We may have heard the last harrowing tale of a baseball player risking his life and his family's welfare by defecting from Cuba so he could play professionally in a foreign country.
Cuba announced on Friday that its athletes will be allowed to compete in foreign leagues from now on. Exactly how this will impact Major League Baseball is yet to be determined, and the devil is in the details, but it's something. Professional sports were outlawed in Cuba in 1961, two years after the communist revolution brought former ballplayer Fidel Castro to power. Ever since, along with the everyday people trying to escape the island, numerous ballplayers have taken grave risks in order to earn their freedom. Among those who haven't, most have thought about it, at least. Now, the Cuban government is giving them something else to think about.
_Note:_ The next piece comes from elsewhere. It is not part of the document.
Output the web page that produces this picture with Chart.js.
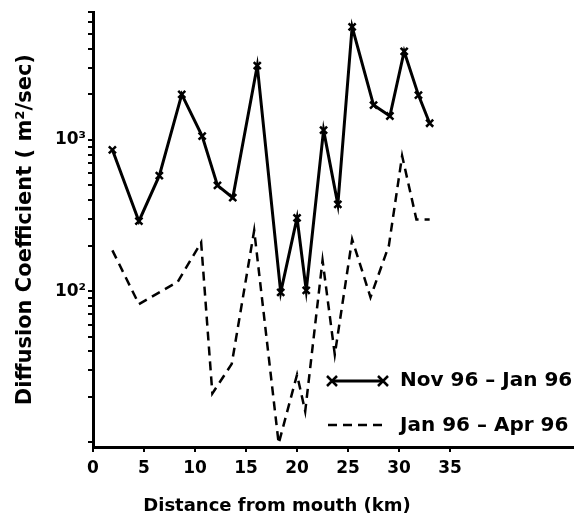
<!DOCTYPE html>
<html>
  <head>
    <title>Diffusion Coefficient</title>
    <script src="https://cdn.jsdelivr.net/npm/chart.js@4.4.1/dist/chart.umd.min.js"></script>
    <style>
      body {
        margin: 0;
        background: #fff;
      }

      .container {
        width: 580px;
        height: 522px;
      }
    </style>
  </head>
  <body>
    <div class="container">
      <canvas id="diffusion-chart" width="580" height="522"></canvas>
    </div>

    <script>
      // distance from mouth (km) and diffusion coefficient (m2/sec)
      const distanceNovJan = [1.9, 4.5, 6.5, 8.7, 10.7, 12.2, 13.7, 16.1, 18.4, 20.0, 20.9, 22.6, 24.0, 25.4, 27.5, 29.1, 30.5, 31.9, 33.0];
      const novJan = [860, 290, 580, 2000, 1060, 500, 415, 3100, 98, 305, 101, 1160, 375, 5600, 1700, 1440, 3850, 1980, 1290];

      const distanceJanApr = [1.9, 4.5, 8.3, 10.6, 11.7, 13.6, 15.8, 18.2, 20.0, 20.8, 22.5, 23.7, 25.4, 27.2, 29.0, 30.3, 31.7, 33.0];
      const janApr = [186, 82, 115, 210, 21, 33, 252, 9.8, 28, 16, 160, 38, 220, 91, 200, 785, 298, 298];

      const xTicks = [0, 5, 10, 15, 20, 25, 30, 35];
      const yTicks = [10, 20, 30, 40, 50, 60, 70, 80, 90, 100, 200, 300, 400, 500, 600, 700, 800, 900, 1000, 2000, 3000, 4000, 5000, 6000, 7000];
      const yLabels = { 100: "10²", 1000: "10³" };

      const legendItems = ["Nov 96 – Jan 96", "Jan 96 – Apr 96"];
      const xTitle = "Distance from mouth (km)";
      const yTitle = "Diffusion Coefficient ( m²/sec)";

      const fontFamily = "'DejaVu Sans', sans-serif";

      function toPoints(xs, ys) {
        return xs.map((x, i) => ({ x: x, y: ys[i] }));
      }

      // legend and x title drawn inside the plot like the original figure
      const paperLegend = {
        id: "paperLegend",
        afterDraw(chart) {
          const ctx = chart.ctx;
          ctx.save();
          ctx.fillStyle = "#000";
          ctx.strokeStyle = "#000";
          ctx.font = "bold 20px " + fontFamily;
          ctx.textBaseline = "middle";

          // solid line with x markers
          ctx.lineWidth = 3;
          ctx.beginPath();
          ctx.moveTo(332, 381);
          ctx.lineTo(383, 381);
          ctx.stroke();
          ctx.lineWidth = 2.5;
          [332, 383].forEach((mx) => {
            ctx.beginPath();
            ctx.moveTo(mx - 5, 376);
            ctx.lineTo(mx + 5, 386);
            ctx.moveTo(mx + 5, 376);
            ctx.lineTo(mx - 5, 386);
            ctx.stroke();
          });
          ctx.fillText(legendItems[0], 400, 381);

          // dashed line
          ctx.lineWidth = 2.5;
          ctx.setLineDash([9, 6]);
          ctx.beginPath();
          ctx.moveTo(328, 425);
          ctx.lineTo(383, 425);
          ctx.stroke();
          ctx.setLineDash([]);
          ctx.fillText(legendItems[1], 400, 426);

          ctx.font = "bold 18px " + fontFamily;
          ctx.textAlign = "center";
          ctx.fillText(xTitle, 277, 506);
          ctx.restore();
        },
      };

      new Chart("diffusion-chart", {
        type: "line",
        data: {
          datasets: [
            {
              data: toPoints(distanceNovJan, novJan),
              borderColor: "#000",
              borderWidth: 3,
              pointStyle: "crossRot",
              pointRadius: 5,
              pointBorderWidth: 2.5,
              pointBorderColor: "#000",
              tension: 0,
            },
            {
              data: toPoints(distanceJanApr, janApr),
              borderColor: "#000",
              borderWidth: 2.5,
              borderDash: [9, 6],
              pointRadius: 0,
              tension: 0,
            },
          ],
        },
        options: {
          responsive: false,
          animation: false,
          layout: { padding: { top: 10, right: 5, left: 0, bottom: 0 } },
          plugins: {
            legend: { display: false },
            tooltip: { enabled: false },
          },
          scales: {
            x: {
              type: "linear",
              min: 0,
              max: 47,
              afterBuildTicks: (scale) => {
                scale.ticks = xTicks.map((v) => ({ value: v }));
              },
              afterFit: (scale) => {
                scale.height = 75;
              },
              border: { color: "#000", width: 3 },
              grid: { drawOnChartArea: false, color: "#000", lineWidth: 2, tickLength: 5 },
              ticks: {
                color: "#000",
                padding: 6,
                maxRotation: 0,
                autoSkip: false,
                font: { family: fontFamily, size: 17, weight: "bold" },
              },
            },
            y: {
              type: "logarithmic",
              min: 9.3,
              max: 7000,
              afterBuildTicks: (scale) => {
                scale.ticks = yTicks.map((v) => ({ value: v }));
              },
              afterFit: (scale) => {
                scale.width = 93;
              },
              border: { color: "#000", width: 3 },
              grid: { drawOnChartArea: false, color: "#000", lineWidth: 2, tickLength: 5 },
              ticks: {
                color: "#000",
                padding: 2,
                autoSkip: false,
                font: { family: fontFamily, size: 17, weight: "bold" },
                callback: (value) => yLabels[value] || "",
              },
              title: {
                display: true,
                text: yTitle,
                color: "#000",
                padding: { top: 13, bottom: 0 },
                font: { family: fontFamily, size: 21, weight: "bold" },
              },
            },
          },
        },
        plugins: [paperLegend],
      });
    </script>
  </body>
</html>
But, as the Associated Press in Havana notes, there are many unknowns:
It was not immediately clear if the ruling would let Cuban baseball players jump to the U.S. major leagues without restrictions at home or under U.S. laws that restrict money transfers to the communist-led island.
Athletes will be eligible to play abroad as long as they fulfill their commitments at home, the Communist Party newspaper Granma reported.
"It will be taken into account that they are in Cuba for the fundamental competitions of the year," Granma said.
This is not the first measure the Cuban government has taken recently in changing the dynamic of emigration. Earlier this year, after Cuba relaxed travel restrictions for defectors, pitcher Jose Contreras got to go home. He had defected in 2002, and signed a $32 million contract with the New York Yankees shortly thereafter. It might seem counterintuitive, but Cuba allowing its athletes to sign contracts in foreign countries appears to be part of an effort to get them to stay in Cuba. Money must have something to do with the change of heart and law.
Still, the overall issues and disagreements between the U.S. and Cuban governments trump anything either country does internally. Sanctions, tariffs, rules, restrictions, bureaucracies: Change will not be like turning a light switch. And, regarding the fulfillment of "commitments at home" in Cuba — who knows what that means?
But if this means fewer defectors overall, and no more ballplayers like Yoenis Cespedes, Yasiel Puig or Orlando "El Duque" Hernandez (and his brother Livan Hernandez) having to resort to dangerous methods in order to achieve a better life, it's going to be a blessing. Perhaps as many as 200 people a year die trying. Most of them aren't baseball players.
Cespedes, one of roughly 30 Cuban defectors playing in the majors, escaped to the Dominican Republic with his mother in a speedboat. As Yahoo Sports' own Jeff Passan wrote earlier this year, Puig tried six, seven or eight times to defect, he's not sure. The El Duque escape story, from 1997, is like something out of a Robert Ludlum novel.
Someday, hopefully sooner rather than later, we can close the book on all Cuban defections. Not just those involving ballplayers.